Em 'Entre Mulheres', indicado ao Oscar de Melhor Filme em 2023, em um vilarejo vivem mulheres e crianças. A colônia, como chamam, é onde se organizam como grupos de resistência (guerrilhas brandas), enfrentando uma ameaça que sempre parece possível. São todas vítimas de violência cometidas por homens e nesse contexto, com a impunidade total a eles, o medo é a mais pura valência e o sentimento motivador de todas as ações de cada uma das personagens. A sensação de perigo se esgueira pelos largos campos que circulam o local a todo momento, captados pela diretora. 

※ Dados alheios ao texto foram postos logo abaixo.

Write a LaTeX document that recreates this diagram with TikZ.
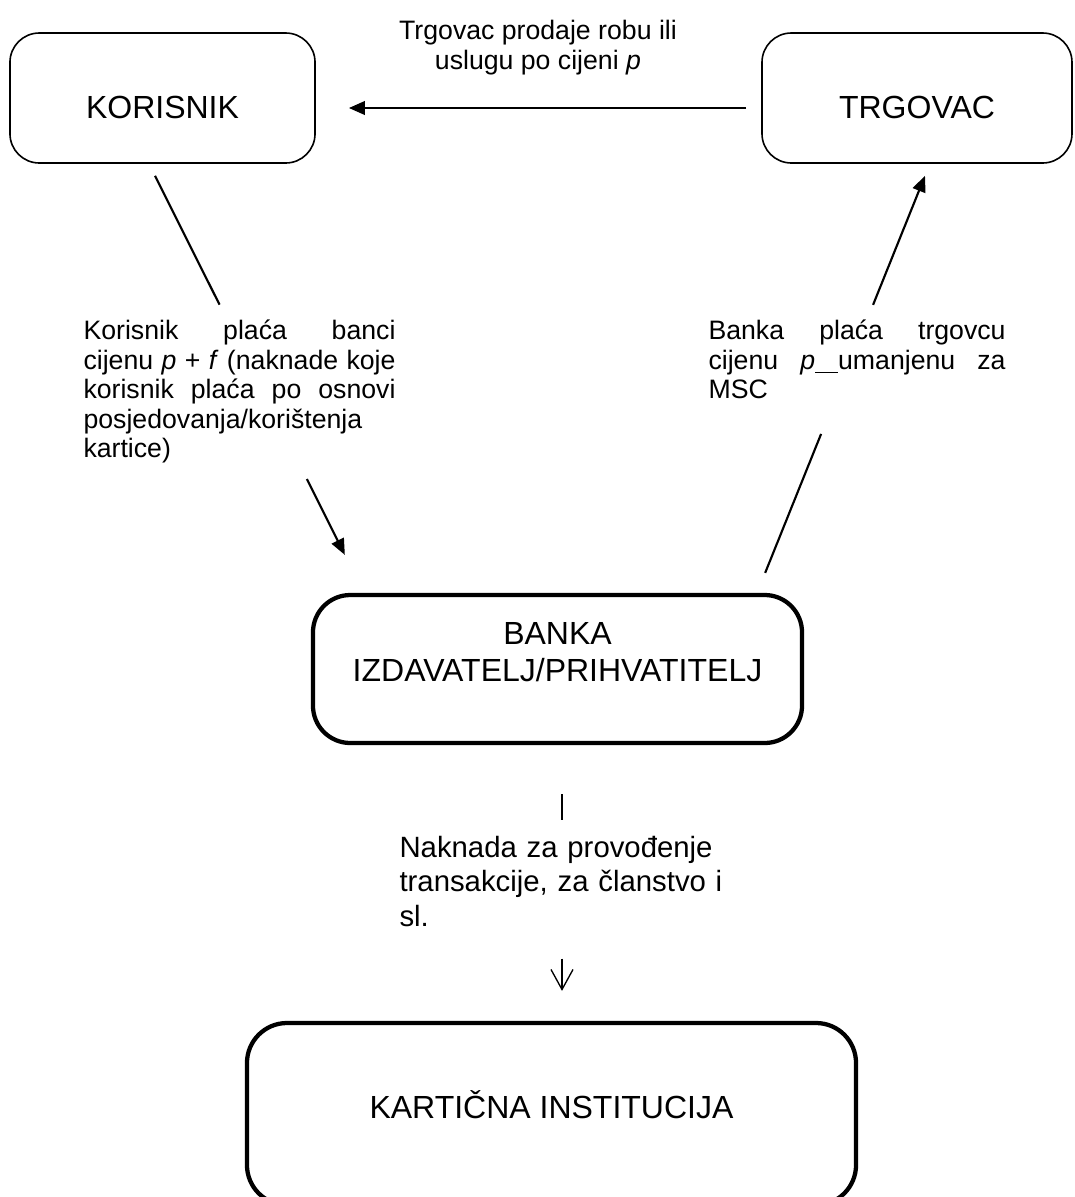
\documentclass[tikz,border=0pt]{standalone}
\usepackage{fontspec}
\setmainfont{Liberation Sans}
\usetikzlibrary{arrows.meta,positioning,calc}

\begin{document}
\begin{tikzpicture}[x=0.375pt,y=-0.375pt,
  box/.style={draw,line width=0.6pt,rounded corners=11pt,font=\fontsize{12}{13.9}\selectfont,text height=15.4pt,text depth=0pt},
  bigbox/.style={draw,line width=1.6pt,rounded corners=14pt,font=\fontsize{12}{13.9}\selectfont,align=center},
  opis/.style={inner sep=0pt,font=\fontsize{10}{11.1}\selectfont,execute at begin node={\tolerance=10000\hyphenpenalty=10000}},
  arr/.style={-{Triangle[length=6pt,width=5pt]},line width=0.8pt}]
\useasboundingbox (0,0) rectangle (1074,1197);
\node[box,minimum width=114.4pt,minimum height=48.75pt] (kor) at (162.5,98) {KORISNIK};
\node[box,minimum width=116.25pt,minimum height=48.75pt] (trg) at (917,98) {TRGOVAC};
\node[bigbox,minimum width=183.4pt,minimum height=55.5pt,text depth=13.1pt] (bank) at (557.5,669) {BANKA\\IZDAVATELJ/PRIHVATITELJ};
\node[bigbox,minimum width=228.4pt,minimum height=68.25pt,text height=8.6pt,text depth=5.2pt,rounded corners=15pt] (kart) at (551.5,1114) {KARTIČNA INSTITUCIJA};
\node[opis,align=center,anchor=base] (tprod) at (538,69) {Trgovac prodaje robu ili\\uslugu po cijeni \textit{p}};
\node[opis,text width=117pt,align=justify,anchor=base west] (tkor) at (83,339.5) {Korisnik plaća banci\linebreak cijenu \textit{p} + \textit{f} (naknade koje\linebreak korisnik plaća po osnovi\linebreak posjedovanja/korištenja\newline kartice)};
\node[opis,text width=111.4pt,align=justify,anchor=base west] (ttrg) at (708,339.5) {Banka plaća trgovcu\linebreak cijenu \textit{p}\underline{\hspace{8.6pt}}umanjenu za\linebreak MSC};
\node[opis,text width=130pt,align=left,anchor=base west,font=\fontsize{11}{13.1}\selectfont] (tnak) at (399,857) {Naknada za provođenje\\transakcije, za članstvo i\\sl.};
\draw[arr,line width=1pt] ($(trg.west)+(-15,10)$) -- ($(kor.east)+(33,10)$);
\coordinate (ks) at ($(kor.south)+(-7.5,12)$);
\coordinate (kb) at ($(bank.north west)+(34,-38)$);
\draw[line width=0.8pt] (ks) -- ($(ks)!0.34!(kb)$);
\draw[arr] ($(ks)!0.8!(kb)$) -- (kb);
\coordinate (bs) at ($(bank.north east)+(-39,-20)$);
\coordinate (tb) at ($(trg.south)+(8,12)$);
\draw[line width=0.8pt] (bs) -- ($(bs)!0.35!(tb)$);
\draw[arr] ($(bs)!0.675!(tb)$) -- (tb);
\coordinate (bd) at ($(bank.south)+(4.5,49)$);
\coordinate (kt) at ($(kart.north)+(10.5,-30)$);
\draw[line width=0.5pt] (bd) -- ($(bd)!0.13!(kt)$);
\draw[-{Straight Barb[length=7.5pt,width=8.25pt]},line width=0.5pt] ($(bd)!0.836!(kt)$) -- (kt);
\end{tikzpicture}
\end{document}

A narrativa aborda no arranjo feminino as atitudes (já que imaginativas) que poderiam ter: através de uma votação, que faz alusão direta à prática política adquirida pelas mulheres em vários países e em vários períodos diferentes, seria para escolher se ficariam naquele lugar e aceitariam a submissão agressiva dos maridos e homens que voltariam à colônia em algum momento; desbravar novos caminhos e recomeçar ou ficar e lutar. A violência, pelos traumas de cada uma daquelas mulheres se personifica em padrões e grupos. Melhor evitá-los, parece. O ativismo, porém, não é lá tão radical em todo tempo.  Esse é o espaço propício para que as narrativas se cruzem, que os traumas estejam nas superfícies e demonstrem, em cada uma das mulheres, perfis distintos. Cada uma delas representa uma analogia fiel à atual sociedade. Existe ali o espaço para a fadiga que leva a desistência, para àquelas que levantam e se incomodam e até mesmo à agressividade que surge como reação.

A construção proposta pela diretora Sarah Polley, reconhecida pelo seu ativismo político, tem seu distanciamento moral bem delimitado e cabe ao espectador, homem ou mulher, traduzir as intenções de sua manipulação (da câmera ou do olhar daquele que assiste) e compará-la à suas próprias predileções ao assunto. Pois diferente de exemplares mais brandos, em 'Entre Mulheres' há o julgamento de valor claríssimo pelo bem da narrativa. A direção habilidosa de Polley, que merecia pelo menos uma menção na categoria do Oscar, traduz pelos planos abertos e ângulos aéreos, os espaços fechados e tons amarronzados que absorvem a vida daquele local. Enquanto as discussões sempre fervorosas acontecem, acompanha precisamente as lágrimas e o entalar da garganta de cada personagem ao desabafar e reavaliar seus traumas. Destaque também para as atuações contundentes de Rooney Mara e Jessie Buckley (olho nela!). 

'Entre Mulheres' é efetivo em tudo que se propõe, sem baixar a cabeça ao enfrentar sua complexidade. Mas não precisa de aprovações prévias, pois é 'Entre Mulheres' e a elas essa discussão pertence.